Copy out the data below as written; omit any images.

### Dataset section

================

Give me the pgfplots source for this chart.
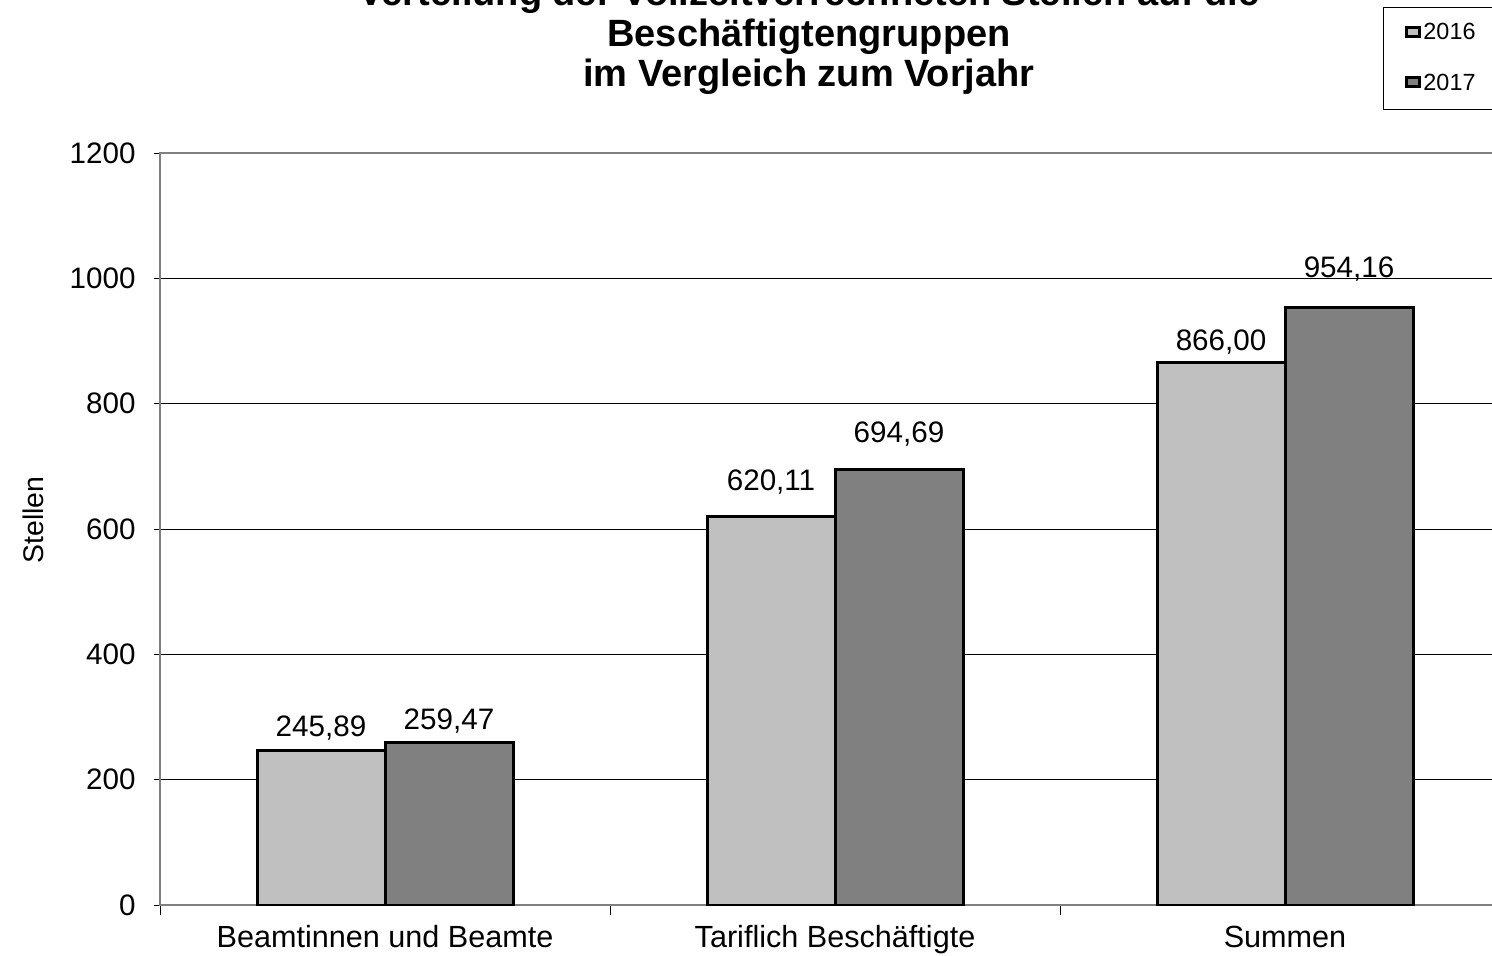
\documentclass[border=0pt]{standalone}
\usepackage{fontspec}
\setmainfont{Liberation Sans}
\usepackage{pgfplots}
\pgfplotsset{compat=1.18}
\usepackage{pgfplotstable}
\definecolor{lg}{HTML}{C0C0C0}
\definecolor{dg}{HTML}{808080}

\pgfplotstableread{
x y off
0 245.89 7
1 620.11 13
2 866.00 6
}\dataA
\pgfplotstableread{
x y off
0 259.47 6.5
1 694.69 13.5
2 954.16 15
}\dataB

\begin{document}
\begin{tikzpicture}
\begin{axis}[
  at={(80pt,25pt)}, anchor=south west,
  scale only axis, width=675pt, height=376pt,
  xmin=-0.5, xmax=2.5, ymin=0, ymax=1200,
  ybar=0pt, bar width=64pt,
  /pgf/number format/assume math mode=true,
  /pgf/number format/1000 sep={},
  ytick={0,200,...,1200},
  ymajorgrids, grid style={black, line width=0.5pt},
  xtick={0,1,2},
  xticklabels={Beamtinnen und Beamte, Tariflich Beschäftigte, Summen},
  minor xtick={-0.5,0.5,1.5,2.5},
  major x tick style={draw=none},
  tick style={black, line width=0.5pt},
  tick align=outside, tick pos=left,
  major tick length=3pt, minor tick length=5pt,
  axis line style={dg, line width=1pt},
  yticklabel style={font=\fontsize{14.8}{17}\selectfont, inner sep=0pt, xshift=-9pt},
  xticklabel style={font=\fontsize{15.3}{18}\selectfont, inner sep=0pt, text height=11.2pt, text depth=3.2pt, anchor=north, yshift=-7pt},
  ylabel={Stellen},
  ylabel style={at={(axis description cs:-0.094,0.512)}, anchor=center, font=\fontsize{14.2}{17}\selectfont},
  legend style={at={(rel axis cs:0.9059,1.1941)}, anchor=north west, draw=black, line width=0.5pt,
    font=\fontsize{11.7}{14}\selectfont, inner xsep=11pt, inner ysep=7pt, row sep=13.5pt,
    nodes={inner sep=1pt}},
  legend cell align=left,
  legend image code/.code={\draw[#1, line width=1.5pt] (0.75pt,-1.45pt) rectangle (7.25pt,3.05pt);},
  visualization depends on={\thisrow{off} \as \myoff},
  nodes near coords={\pgfmathprintnumber[fixed, fixed zerofill, precision=2, use comma, 1000 sep={}]{\pgfplotspointmeta}},
  nodes near coords style={anchor=base, inner sep=0pt, yshift=\myoff pt, font=\fontsize{14.8}{17}\selectfont, black},
]
\addplot[fill=lg, draw=black, line width=1.5pt] table[x=x, y=y] {\dataA};
\addplot[fill=dg, draw=black, line width=1.5pt] table[x=x, y=y] {\dataB};
\legend{2016, 2017}
\end{axis}
\node[anchor=base, font=\fontsize{19}{20.5}\selectfont\bfseries] at (404.5pt,474.5pt) {Verteilung der Vollzeitverrechneten Stellen auf die};
\node[anchor=base, font=\fontsize{19}{20.5}\selectfont\bfseries] at (404.5pt,454pt) {Beschäftigtengruppen};
\node[anchor=base, font=\fontsize{19}{20.5}\selectfont\bfseries] at (404.5pt,434pt) {im Vergleich zum Vorjahr};
\pgfresetboundingbox
\useasboundingbox (0,0) rectangle (746pt,477.5pt);
\end{tikzpicture}
\end{document}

================

### Solution to this exercise
Give me the pgfplots source for this chart.
\documentclass[border=0pt]{standalone}
\usepackage{fontspec}
\setmainfont{Liberation Sans}
\usepackage{pgfplots}
\pgfplotsset{compat=1.18}
\usepackage{pgfplotstable}
\definecolor{lg}{HTML}{C0C0C0}
\definecolor{dg}{HTML}{808080}

\pgfplotstableread{
x y off
0 245.89 7
1 620.11 13
2 866.00 6
}\dataA
\pgfplotstableread{
x y off
0 259.47 6.5
1 694.69 13.5
2 954.16 15
}\dataB

\begin{document}
\begin{tikzpicture}
\begin{axis}[
  at={(80pt,25pt)}, anchor=south west,
  scale only axis, width=675pt, height=376pt,
  xmin=-0.5, xmax=2.5, ymin=0, ymax=1200,
  ybar=0pt, bar width=64pt,
  /pgf/number format/assume math mode=true,
  /pgf/number format/1000 sep={},
  ytick={0,200,...,1200},
  ymajorgrids, grid style={black, line width=0.5pt},
  xtick={0,1,2},
  xticklabels={Beamtinnen und Beamte, Tariflich Beschäftigte, Summen},
  minor xtick={-0.5,0.5,1.5,2.5},
  major x tick style={draw=none},
  tick style={black, line width=0.5pt},
  tick align=outside, tick pos=left,
  major tick length=3pt, minor tick length=5pt,
  axis line style={dg, line width=1pt},
  yticklabel style={font=\fontsize{14.8}{17}\selectfont, inner sep=0pt, xshift=-9pt},
  xticklabel style={font=\fontsize{15.3}{18}\selectfont, inner sep=0pt, text height=11.2pt, text depth=3.2pt, anchor=north, yshift=-7pt},
  ylabel={Stellen},
  ylabel style={at={(axis description cs:-0.094,0.512)}, anchor=center, font=\fontsize{14.2}{17}\selectfont},
  legend style={at={(rel axis cs:0.9059,1.1941)}, anchor=north west, draw=black, line width=0.5pt,
    font=\fontsize{11.7}{14}\selectfont, inner xsep=11pt, inner ysep=7pt, row sep=13.5pt,
    nodes={inner sep=1pt}},
  legend cell align=left,
  legend image code/.code={\draw[#1, line width=1.5pt] (0.75pt,-1.45pt) rectangle (7.25pt,3.05pt);},
  visualization depends on={\thisrow{off} \as \myoff},
  nodes near coords={\pgfmathprintnumber[fixed, fixed zerofill, precision=2, use comma, 1000 sep={}]{\pgfplotspointmeta}},
  nodes near coords style={anchor=base, inner sep=0pt, yshift=\myoff pt, font=\fontsize{14.8}{17}\selectfont, black},
]
\addplot[fill=lg, draw=black, line width=1.5pt] table[x=x, y=y] {\dataA};
\addplot[fill=dg, draw=black, line width=1.5pt] table[x=x, y=y] {\dataB};
\legend{2016, 2017}
\end{axis}
\node[anchor=base, font=\fontsize{19}{20.5}\selectfont\bfseries] at (404.5pt,474.5pt) {Verteilung der Vollzeitverrechneten Stellen auf die};
\node[anchor=base, font=\fontsize{19}{20.5}\selectfont\bfseries] at (404.5pt,454pt) {Beschäftigtengruppen};
\node[anchor=base, font=\fontsize{19}{20.5}\selectfont\bfseries] at (404.5pt,434pt) {im Vergleich zum Vorjahr};
\pgfresetboundingbox
\useasboundingbox (0,0) rectangle (746pt,477.5pt);
\end{tikzpicture}
\end{document}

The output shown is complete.